For this reason, teachers bleating about Ofsted have never impressed me. Some of the performance management regimes I have worked under make an Ofsted inspection sound like a visit from Mary Poppins. But my own recent experience has demonstrated why some teachers are right to bristle at Sir Michael Wilshaw's new broom.
"Satisfactory" is undoubtedly a pretty useless term. As the head of Ofsted observed in a recent interview, it doesn't exactly point the way forward. However, tweaking extant systems to replace poor teachers more quickly or to encourage schools treading water to have a go at the butterfly is a worryingly misplaced effort.
My teaching career spanned almost 20 years. Unusually, I worked in boarding schools, in the elite and fiercely selective private sector and in the euphemistically named challenging inner-city comps. Almost a decade ago, I worked as a tutor for Teach First in the scheme's first year and observed first-hand the scale of the challenge teachers face in the type of school Ofsted is so keen to target. Almost 10 years on, I have returned to the classroom temporarily, teaching English. What I have witnessed is, given my extensive experience, profoundly disturbing.
It's something of a cliche that the world of educational policymaking is populated by people who have either never seen the inside of a classroom, spent so little time there as to be pointless, or left the classroom too long ago to appreciate the new reality. This article is especially for them.

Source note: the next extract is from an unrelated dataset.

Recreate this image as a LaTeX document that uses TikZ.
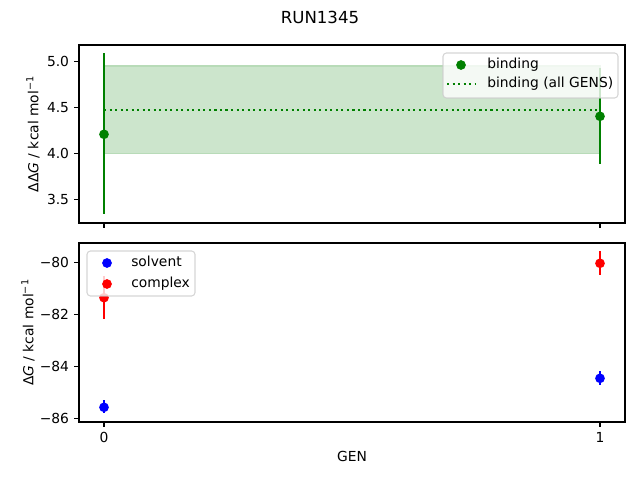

Yes, of course some schools can improve, and yes, of course some teachers can do better. So can some accountants, some checkout workers - and politicians. But what neither schools nor teachers can do much about is the nature of the problem foisted on them by the communities they serve. And it is not the problem the policy gurus and the strategic thinkers in government think it is.

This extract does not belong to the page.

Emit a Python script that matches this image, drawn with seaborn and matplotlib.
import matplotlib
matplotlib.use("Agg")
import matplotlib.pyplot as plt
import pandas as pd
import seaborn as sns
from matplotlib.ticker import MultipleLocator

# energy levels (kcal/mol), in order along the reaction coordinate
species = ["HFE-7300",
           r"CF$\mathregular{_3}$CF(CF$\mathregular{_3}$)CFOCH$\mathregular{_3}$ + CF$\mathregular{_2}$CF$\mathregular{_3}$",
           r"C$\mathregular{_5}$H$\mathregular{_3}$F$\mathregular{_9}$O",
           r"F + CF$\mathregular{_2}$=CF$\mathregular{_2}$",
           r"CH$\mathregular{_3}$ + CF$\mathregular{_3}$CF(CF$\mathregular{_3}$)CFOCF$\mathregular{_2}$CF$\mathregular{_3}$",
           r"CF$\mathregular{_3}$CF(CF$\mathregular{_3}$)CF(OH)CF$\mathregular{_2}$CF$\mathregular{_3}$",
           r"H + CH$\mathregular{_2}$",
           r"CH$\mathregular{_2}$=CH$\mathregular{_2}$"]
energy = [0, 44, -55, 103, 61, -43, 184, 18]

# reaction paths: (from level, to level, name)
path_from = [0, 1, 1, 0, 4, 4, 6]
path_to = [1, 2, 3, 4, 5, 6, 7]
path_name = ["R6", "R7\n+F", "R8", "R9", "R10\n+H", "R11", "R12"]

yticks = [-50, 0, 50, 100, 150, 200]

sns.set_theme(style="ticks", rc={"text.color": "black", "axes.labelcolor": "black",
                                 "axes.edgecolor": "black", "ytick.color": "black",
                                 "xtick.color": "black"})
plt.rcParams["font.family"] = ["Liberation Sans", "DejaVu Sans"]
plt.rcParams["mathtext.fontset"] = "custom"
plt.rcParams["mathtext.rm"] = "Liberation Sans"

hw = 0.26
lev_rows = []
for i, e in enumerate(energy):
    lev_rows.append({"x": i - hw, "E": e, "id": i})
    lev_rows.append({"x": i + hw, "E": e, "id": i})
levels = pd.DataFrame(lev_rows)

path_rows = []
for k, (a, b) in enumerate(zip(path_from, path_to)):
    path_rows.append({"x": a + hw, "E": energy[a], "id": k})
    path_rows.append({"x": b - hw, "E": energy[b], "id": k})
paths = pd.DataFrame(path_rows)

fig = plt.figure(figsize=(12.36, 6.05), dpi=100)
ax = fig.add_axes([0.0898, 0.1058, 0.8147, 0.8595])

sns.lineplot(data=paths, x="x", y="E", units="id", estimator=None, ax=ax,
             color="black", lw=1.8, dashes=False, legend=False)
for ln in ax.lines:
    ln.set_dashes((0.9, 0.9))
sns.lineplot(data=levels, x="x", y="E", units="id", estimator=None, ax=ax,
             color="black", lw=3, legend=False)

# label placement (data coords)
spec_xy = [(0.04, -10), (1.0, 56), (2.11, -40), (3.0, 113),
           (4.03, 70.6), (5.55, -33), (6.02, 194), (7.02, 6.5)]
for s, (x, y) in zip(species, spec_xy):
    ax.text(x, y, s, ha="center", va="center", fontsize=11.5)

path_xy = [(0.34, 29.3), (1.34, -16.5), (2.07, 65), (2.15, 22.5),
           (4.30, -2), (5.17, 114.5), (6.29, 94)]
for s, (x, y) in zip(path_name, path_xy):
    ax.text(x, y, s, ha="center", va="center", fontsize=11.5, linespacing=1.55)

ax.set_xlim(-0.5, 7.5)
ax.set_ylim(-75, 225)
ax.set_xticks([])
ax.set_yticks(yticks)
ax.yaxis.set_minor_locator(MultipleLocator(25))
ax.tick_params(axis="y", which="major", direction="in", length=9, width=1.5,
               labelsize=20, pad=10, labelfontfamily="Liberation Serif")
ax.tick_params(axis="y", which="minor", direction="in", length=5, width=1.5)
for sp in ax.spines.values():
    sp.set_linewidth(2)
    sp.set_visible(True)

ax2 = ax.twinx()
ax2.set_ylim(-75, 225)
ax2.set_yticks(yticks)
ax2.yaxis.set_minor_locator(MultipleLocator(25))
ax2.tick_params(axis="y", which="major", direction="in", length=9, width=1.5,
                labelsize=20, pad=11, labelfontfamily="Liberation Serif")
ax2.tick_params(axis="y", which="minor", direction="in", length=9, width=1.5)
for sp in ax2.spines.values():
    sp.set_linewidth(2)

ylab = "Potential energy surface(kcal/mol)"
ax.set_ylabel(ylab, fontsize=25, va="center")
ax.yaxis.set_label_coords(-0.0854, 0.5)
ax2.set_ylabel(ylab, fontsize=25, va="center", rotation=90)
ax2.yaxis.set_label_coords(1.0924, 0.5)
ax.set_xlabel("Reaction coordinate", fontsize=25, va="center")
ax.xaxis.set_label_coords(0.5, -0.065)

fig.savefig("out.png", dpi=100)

Absence of the desire to learn
Again and again in recent weeks, I have encountered children utterly incapable of functioning in a conventional classroom, whoever happens to be standing at the front teaching them. The entire concept of schooling, that fundamental human desire to learn, develop and improve, common across cultures and ages, is absent. In its place is an invidious, dysfunctional dependency on any adult fool enough, misguided enough or, as is so often the case, simply kind enough to want to help.
My career has taken me into quite a range of workplaces outside schools and there is not one person I have ever met in those circumstances, who was not a teacher, who would tolerate for one moment the abuse and interactions with children that so many sincere, professional, skilled teachers in the UK endure day after day.
Schools cannot undo this level of educational disenfranchisement. Teachers, however good, excellent or merely satisfactory they might be, cannot mend this crippled limb of a broken society and it's pretty hypocritical of politicians, of any colour or creed, to mislead the general public into believing they can.
Ofsted has always been a sledgehammer. Sadly, the nut remains doggedly intact because those wielding the hammer have such a lousy aim.
There is no scale for this problem, no performance measure or pay-by-results strategy that can address such intractable ignorance. The nut Ofsted seems unable to locate among so many hardworking teachers' fingers and thumbs is that we have a substantial group of children in our society for whom school is in no sense a meaningful option. What they need, we don't yet have. And every day that we waste, failing to appreciate this harsh truth, is a day that our wider, healthier society and culture contracts further.
Joe Nutt has 20 years' experience of teaching in secondaries. He is an author and worked as a tutor for Teach First.